El mandato de la prisa indica que hay que escribir media página; a lo sumo, una página; de lo contrario, se corre el riesgo de que el artículo o el ensayo concluyan bajo la sumaria sentencia de que “está muy largo” y “no tengo tiempo”, y que el libro se cierre, se cancele la conexión o el periódico termine prontamente en la basura. Esta dictadura proviene del agobio propio de nuestro tiempo, de la superficialidad, la incultura, la incapacidad de reflexionar y la vocación por escribir, y leer, “trinos”, es decir, abreviaturas telegráficas, frases copiadas y ocurrencias primarias, casi siempre próximas a la grosería.
Sin llegar a los extremos, hay que aceptar el reto y apretar las ideas, renunciar a los adjetivos, precisar las reflexiones y escribir la media página, o la extensa página completa, a fin de que sea un micro ensayo, una reflexión certera, una rápida aproximación a dolorosas verdades, o una ventana abierta al optimismo, que permita que un rayo de sol se meta entre líneas, o que siembre en el lector la indignación o la esperanza. Que sea un conjunto exacto de palabras que envuelvan algunas ideas esenciales.
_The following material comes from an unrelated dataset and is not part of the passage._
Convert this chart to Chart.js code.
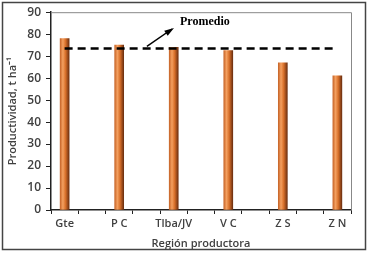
<!DOCTYPE html>
<html>
<head>
<meta charset="utf-8">
<script src="https://cdn.jsdelivr.net/npm/chart.js@4"></script>
<style>
  html, body { margin: 0; padding: 0; background: #fff; }
  #wrap { width: 369px; height: 253px; position: relative; }
</style>
</head>
<body>
<div id="wrap"><canvas id="chart"></canvas></div>
<script>
/* region names and yields */
const regions = ["Gte", "P C", "Tlba/JV", "V C", "Z S", "Z N"];
const yields  = [78, 75, 74, 72.5, 67, 61];
const promedio = 73.5;
const yTicks = [0, 10, 20, 30, 40, 50, 60, 70, 80, 90];

// original chart puts an empty slot between every region
const labels = [];
const barData = [];
regions.forEach((r, i) => {
  if (i > 0) { labels.push(""); barData.push(null); }
  labels.push(r);
  barData.push(yields[i]);
});
const avgData = labels.map(() => promedio);

const textColor = "#404040";
const font = (size) => ({ family: "Open Sans", size, weight: "600" });

function barFill(c) {
  const chart = c.chart;
  const xs = chart.scales && chart.scales.x;
  if (!xs || xs.width === undefined) return "#d2691e";
  const cx = xs.getPixelForValue(c.dataIndex);
  const g = chart.ctx.createLinearGradient(cx - 4.5, 0, cx + 4.5, 0);
  g.addColorStop(0, "#c8662a");
  g.addColorStop(0.3, "#f4a060");
  g.addColorStop(0.6, "#d8702a");
  g.addColorStop(1, "#6e3010");
  return g;
}

const frame = {
  id: "frame",
  afterDraw(chart) {
    const { ctx, chartArea: a, scales } = chart;
    ctx.save();
    // outer border
    ctx.strokeStyle = "#444";
    ctx.lineWidth = 1.5;
    ctx.strokeRect(2.5, 2.5, 363, 247);
    // top and right edges of plot frame
    ctx.strokeStyle = "#888";
    ctx.lineWidth = 1;
    ctx.beginPath();
    ctx.moveTo(a.left, a.top + 0.5);
    ctx.lineTo(a.right + 0.5, a.top + 0.5);
    ctx.lineTo(a.right + 0.5, a.bottom);
    ctx.stroke();
    // Promedio label with arrow
    const yAvg = scales.y.getPixelForValue(promedio);
    const x0 = scales.x.getPixelForValue(1) + 5;
    ctx.fillStyle = "#000";
    ctx.font = "bold 12px 'Liberation Serif'";
    ctx.textBaseline = "middle";
    ctx.fillText("Promedio", 180, 22);
    ctx.strokeStyle = "#000";
    ctx.lineWidth = 1.5;
    const ax = x0 + 50, ay = yAvg - 2, bx = 172, by = 29;
    ctx.beginPath();
    ctx.moveTo(ax, ay);
    ctx.lineTo(bx, by);
    ctx.stroke();
    const ang = Math.atan2(by - ay, bx - ax);
    ctx.beginPath();
    ctx.moveTo(bx + 2, by - 1);
    ctx.lineTo(bx - 8 * Math.cos(ang - 0.4), by - 8 * Math.sin(ang - 0.4));
    ctx.lineTo(bx - 8 * Math.cos(ang + 0.4), by - 8 * Math.sin(ang + 0.4));
    ctx.closePath();
    ctx.fill();
    ctx.restore();
  }
};

new Chart(document.getElementById("chart"), {
  type: "bar",
  data: {
    labels,
    datasets: [
      {
        type: "line",
        data: avgData,
        borderColor: "#000",
        borderWidth: 2.5,
        borderDash: [8, 5],
        pointRadius: 0,
        fill: false,
        order: 0,
      },
      {
        data: barData,
        backgroundColor: barFill,
        barThickness: 9,
        order: 1,
      },
    ],
  },
  options: {
    responsive: true,
    maintainAspectRatio: false,
    animation: false,
    layout: { padding: { left: 0, top: 9, right: 18, bottom: 0 } },
    plugins: { legend: { display: false }, tooltip: { enabled: false } },
    scales: {
      x: {
        afterFit: (s) => { s.height = 43; },
        grid: { drawOnChartArea: false, tickLength: 4, color: "#222", offset: true },
        border: { color: "#222", width: 1.5 },
        ticks: {
          autoSkip: false, maxRotation: 0, padding: 3,
          font: font(11), color: textColor,
        },
        title: {
          display: true, text: "Región productora",
          font: font(11), color: textColor,
          padding: { top: 0, bottom: 3 },
        },
      },
      y: {
        min: 0, max: 90,
        afterFit: (s) => { s.width = 51; },
        afterBuildTicks: (s) => { s.ticks = yTicks.map((v) => ({ value: v })); },
        grid: { drawOnChartArea: false, tickLength: 5, color: "#222" },
        border: { color: "#222", width: 1.5 },
        ticks: {
          padding: 5,
          font: font(12), color: textColor,
        },
        title: {
          display: true, text: "Productividad, t ha⁻¹",
          font: font(11), color: textColor,
          padding: { top: 6, bottom: 0 },
        },
      },
    },
  },
  plugins: [frame],
});
</script>
</body>
</html>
¿Vale la pena? Ese es el punto ¿Vale la pena sacrificar la complejidad de una reflexión, o la integridad de una memoria, para concederle razón al lector apresurado y esquivo? Ese es el desafío de una época en que gobierna la prisa, en que el párrafo debe ser corto y la idea certera. En que el texto debe ser como una flecha que se clave en el lomo de la duda y despeje la verdad. O la belleza.
Y como no hay espacio para más, aquí concluyo estas líneas.